**WHAT YOU SHOULD DO:**
In the data below, find every line with the string "this" and pull it out.
===== DATA EXCERPT =====
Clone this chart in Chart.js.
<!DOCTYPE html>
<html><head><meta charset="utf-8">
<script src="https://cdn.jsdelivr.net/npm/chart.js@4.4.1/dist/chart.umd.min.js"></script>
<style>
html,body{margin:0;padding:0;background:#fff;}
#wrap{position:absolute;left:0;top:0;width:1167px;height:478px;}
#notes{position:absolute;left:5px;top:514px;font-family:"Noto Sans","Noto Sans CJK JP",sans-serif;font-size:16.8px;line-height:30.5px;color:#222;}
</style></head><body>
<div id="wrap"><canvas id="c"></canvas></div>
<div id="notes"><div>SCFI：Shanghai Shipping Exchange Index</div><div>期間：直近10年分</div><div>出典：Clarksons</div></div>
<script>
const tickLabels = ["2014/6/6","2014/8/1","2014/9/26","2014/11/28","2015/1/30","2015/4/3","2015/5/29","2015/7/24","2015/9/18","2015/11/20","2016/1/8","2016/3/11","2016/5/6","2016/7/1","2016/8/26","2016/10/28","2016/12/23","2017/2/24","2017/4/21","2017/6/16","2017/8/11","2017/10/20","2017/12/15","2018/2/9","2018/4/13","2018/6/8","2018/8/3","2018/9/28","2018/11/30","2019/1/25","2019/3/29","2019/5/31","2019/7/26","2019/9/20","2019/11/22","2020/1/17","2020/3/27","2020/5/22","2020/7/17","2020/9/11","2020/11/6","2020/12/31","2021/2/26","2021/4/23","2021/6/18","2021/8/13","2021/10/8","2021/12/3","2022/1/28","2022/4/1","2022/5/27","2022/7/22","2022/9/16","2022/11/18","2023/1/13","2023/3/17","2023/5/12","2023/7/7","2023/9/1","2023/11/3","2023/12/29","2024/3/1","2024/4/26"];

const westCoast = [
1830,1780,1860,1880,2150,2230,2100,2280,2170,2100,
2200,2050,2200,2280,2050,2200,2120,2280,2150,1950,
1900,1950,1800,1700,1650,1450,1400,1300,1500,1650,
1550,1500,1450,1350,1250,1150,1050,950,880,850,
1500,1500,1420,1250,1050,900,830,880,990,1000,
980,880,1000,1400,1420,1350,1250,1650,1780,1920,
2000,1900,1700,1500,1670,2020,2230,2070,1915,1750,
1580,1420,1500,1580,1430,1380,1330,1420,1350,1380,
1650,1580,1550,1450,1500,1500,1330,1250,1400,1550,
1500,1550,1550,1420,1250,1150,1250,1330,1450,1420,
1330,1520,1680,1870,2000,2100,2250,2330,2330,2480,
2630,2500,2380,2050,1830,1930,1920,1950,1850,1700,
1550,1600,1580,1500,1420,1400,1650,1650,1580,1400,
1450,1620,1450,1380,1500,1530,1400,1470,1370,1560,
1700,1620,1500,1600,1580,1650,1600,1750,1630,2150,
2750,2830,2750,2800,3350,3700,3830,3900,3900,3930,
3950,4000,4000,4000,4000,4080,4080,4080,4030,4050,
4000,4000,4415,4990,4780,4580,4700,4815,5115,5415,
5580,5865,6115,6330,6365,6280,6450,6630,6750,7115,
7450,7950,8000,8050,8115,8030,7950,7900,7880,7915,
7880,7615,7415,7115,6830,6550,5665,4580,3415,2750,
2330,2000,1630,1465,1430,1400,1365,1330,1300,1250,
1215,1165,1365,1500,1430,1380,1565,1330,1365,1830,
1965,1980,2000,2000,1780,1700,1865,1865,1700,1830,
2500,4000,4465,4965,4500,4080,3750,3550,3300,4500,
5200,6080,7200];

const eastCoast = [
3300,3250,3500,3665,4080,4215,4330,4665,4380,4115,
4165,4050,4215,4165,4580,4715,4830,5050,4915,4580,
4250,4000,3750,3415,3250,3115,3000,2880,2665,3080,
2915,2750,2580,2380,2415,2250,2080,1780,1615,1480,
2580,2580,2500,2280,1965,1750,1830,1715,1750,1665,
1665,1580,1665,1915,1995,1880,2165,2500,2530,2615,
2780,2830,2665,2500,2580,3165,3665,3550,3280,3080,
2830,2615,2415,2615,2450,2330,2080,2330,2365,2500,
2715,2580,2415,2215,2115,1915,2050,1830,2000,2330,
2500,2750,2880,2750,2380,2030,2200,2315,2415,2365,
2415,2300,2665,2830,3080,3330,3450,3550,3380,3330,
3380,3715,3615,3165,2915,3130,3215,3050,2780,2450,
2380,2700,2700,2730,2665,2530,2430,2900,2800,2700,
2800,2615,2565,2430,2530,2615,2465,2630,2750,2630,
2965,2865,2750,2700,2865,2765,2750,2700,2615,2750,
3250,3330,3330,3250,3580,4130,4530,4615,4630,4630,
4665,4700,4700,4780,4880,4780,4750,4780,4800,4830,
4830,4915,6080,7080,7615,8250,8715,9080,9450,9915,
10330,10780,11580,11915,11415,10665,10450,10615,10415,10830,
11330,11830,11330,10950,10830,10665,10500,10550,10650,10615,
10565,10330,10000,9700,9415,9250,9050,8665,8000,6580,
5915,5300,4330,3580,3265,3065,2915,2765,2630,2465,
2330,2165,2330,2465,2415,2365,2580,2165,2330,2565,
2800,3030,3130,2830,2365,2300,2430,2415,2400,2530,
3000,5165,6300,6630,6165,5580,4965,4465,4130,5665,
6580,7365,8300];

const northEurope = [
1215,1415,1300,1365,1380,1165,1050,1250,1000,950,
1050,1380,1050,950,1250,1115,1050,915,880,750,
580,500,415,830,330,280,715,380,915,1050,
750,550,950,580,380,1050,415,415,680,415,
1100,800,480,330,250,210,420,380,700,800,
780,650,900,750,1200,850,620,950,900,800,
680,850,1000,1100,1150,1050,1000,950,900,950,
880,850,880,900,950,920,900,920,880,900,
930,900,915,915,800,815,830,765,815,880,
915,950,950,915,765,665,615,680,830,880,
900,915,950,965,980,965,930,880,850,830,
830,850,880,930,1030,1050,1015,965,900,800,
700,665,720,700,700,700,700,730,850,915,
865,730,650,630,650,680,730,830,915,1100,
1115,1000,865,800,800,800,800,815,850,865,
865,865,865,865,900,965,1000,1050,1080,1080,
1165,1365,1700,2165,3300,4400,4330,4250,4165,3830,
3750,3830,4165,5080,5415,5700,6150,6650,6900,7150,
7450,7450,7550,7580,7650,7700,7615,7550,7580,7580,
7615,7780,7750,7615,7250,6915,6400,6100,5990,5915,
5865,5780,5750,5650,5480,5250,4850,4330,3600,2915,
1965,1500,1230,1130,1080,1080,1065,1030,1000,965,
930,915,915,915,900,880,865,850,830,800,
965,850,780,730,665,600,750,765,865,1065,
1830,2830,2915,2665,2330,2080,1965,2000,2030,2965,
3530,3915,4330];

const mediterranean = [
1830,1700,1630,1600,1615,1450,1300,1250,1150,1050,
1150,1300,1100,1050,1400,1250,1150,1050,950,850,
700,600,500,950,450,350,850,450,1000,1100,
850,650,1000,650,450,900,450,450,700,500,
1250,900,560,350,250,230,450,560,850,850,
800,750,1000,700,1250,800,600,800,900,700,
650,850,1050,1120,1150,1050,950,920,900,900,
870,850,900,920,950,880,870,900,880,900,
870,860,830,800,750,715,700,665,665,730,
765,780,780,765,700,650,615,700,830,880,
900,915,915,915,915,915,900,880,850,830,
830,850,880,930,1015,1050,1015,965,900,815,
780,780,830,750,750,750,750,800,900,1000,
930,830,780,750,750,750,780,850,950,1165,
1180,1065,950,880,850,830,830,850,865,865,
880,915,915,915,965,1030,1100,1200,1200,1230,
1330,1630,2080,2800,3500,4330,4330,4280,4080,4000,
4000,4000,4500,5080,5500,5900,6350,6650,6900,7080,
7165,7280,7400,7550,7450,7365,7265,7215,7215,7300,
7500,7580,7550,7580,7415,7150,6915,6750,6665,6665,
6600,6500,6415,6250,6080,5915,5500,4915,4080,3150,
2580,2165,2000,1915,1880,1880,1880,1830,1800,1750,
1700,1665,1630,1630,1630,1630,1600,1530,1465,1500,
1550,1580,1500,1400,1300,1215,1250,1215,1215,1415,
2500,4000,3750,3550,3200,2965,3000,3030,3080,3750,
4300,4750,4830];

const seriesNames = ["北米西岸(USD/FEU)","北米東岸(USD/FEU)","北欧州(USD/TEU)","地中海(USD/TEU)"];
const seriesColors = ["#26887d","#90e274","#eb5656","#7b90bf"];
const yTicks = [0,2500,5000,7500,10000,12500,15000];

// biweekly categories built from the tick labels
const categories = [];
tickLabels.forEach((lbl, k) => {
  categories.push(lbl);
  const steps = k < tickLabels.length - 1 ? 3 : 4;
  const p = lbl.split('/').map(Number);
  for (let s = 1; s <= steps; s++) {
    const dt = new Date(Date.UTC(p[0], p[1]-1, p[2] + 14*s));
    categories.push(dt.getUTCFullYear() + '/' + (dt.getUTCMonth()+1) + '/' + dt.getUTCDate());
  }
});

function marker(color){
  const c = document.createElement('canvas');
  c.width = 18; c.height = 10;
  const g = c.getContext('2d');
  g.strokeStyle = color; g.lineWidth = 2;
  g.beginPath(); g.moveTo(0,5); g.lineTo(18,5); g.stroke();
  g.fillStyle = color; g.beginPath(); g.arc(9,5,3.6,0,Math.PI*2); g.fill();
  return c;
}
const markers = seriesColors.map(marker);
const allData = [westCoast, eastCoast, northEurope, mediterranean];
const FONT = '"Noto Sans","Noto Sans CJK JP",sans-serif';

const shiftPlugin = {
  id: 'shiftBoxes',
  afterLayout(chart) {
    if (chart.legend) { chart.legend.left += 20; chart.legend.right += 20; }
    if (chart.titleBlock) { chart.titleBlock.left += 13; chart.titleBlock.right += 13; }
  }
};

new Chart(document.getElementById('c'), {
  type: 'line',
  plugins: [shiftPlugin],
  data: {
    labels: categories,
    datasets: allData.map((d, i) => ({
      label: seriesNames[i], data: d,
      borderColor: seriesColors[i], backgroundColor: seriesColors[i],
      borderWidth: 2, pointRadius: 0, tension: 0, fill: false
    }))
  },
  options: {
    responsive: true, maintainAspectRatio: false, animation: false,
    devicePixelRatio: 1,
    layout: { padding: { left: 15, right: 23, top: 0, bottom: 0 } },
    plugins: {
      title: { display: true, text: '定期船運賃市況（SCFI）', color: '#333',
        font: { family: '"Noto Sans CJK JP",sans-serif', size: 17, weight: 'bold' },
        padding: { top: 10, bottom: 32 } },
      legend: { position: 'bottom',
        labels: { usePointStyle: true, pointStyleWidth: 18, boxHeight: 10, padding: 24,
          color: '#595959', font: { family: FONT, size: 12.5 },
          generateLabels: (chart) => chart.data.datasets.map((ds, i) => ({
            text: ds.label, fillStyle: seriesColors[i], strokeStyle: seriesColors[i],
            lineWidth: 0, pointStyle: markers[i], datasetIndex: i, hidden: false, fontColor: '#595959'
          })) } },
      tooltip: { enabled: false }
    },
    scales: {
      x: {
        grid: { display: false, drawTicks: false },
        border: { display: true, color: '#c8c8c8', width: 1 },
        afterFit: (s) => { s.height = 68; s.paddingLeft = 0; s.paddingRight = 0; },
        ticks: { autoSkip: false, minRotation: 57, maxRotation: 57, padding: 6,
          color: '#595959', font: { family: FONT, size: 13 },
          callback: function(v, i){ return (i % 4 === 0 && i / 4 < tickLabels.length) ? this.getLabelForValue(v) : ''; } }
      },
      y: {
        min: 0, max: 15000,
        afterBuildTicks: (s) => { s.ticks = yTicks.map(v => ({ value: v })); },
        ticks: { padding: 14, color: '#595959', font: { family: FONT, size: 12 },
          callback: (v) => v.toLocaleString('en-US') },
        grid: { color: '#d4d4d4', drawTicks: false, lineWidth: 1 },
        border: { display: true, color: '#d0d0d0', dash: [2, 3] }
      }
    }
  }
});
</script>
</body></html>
=====
**TASK ANSWER:**
Clone this chart in Chart.js.
          callback: function(v, i){ return (i % 4 === 0 && i / 4 < tickLabels.length) ? this.getLabelForValue(v) : ''; } }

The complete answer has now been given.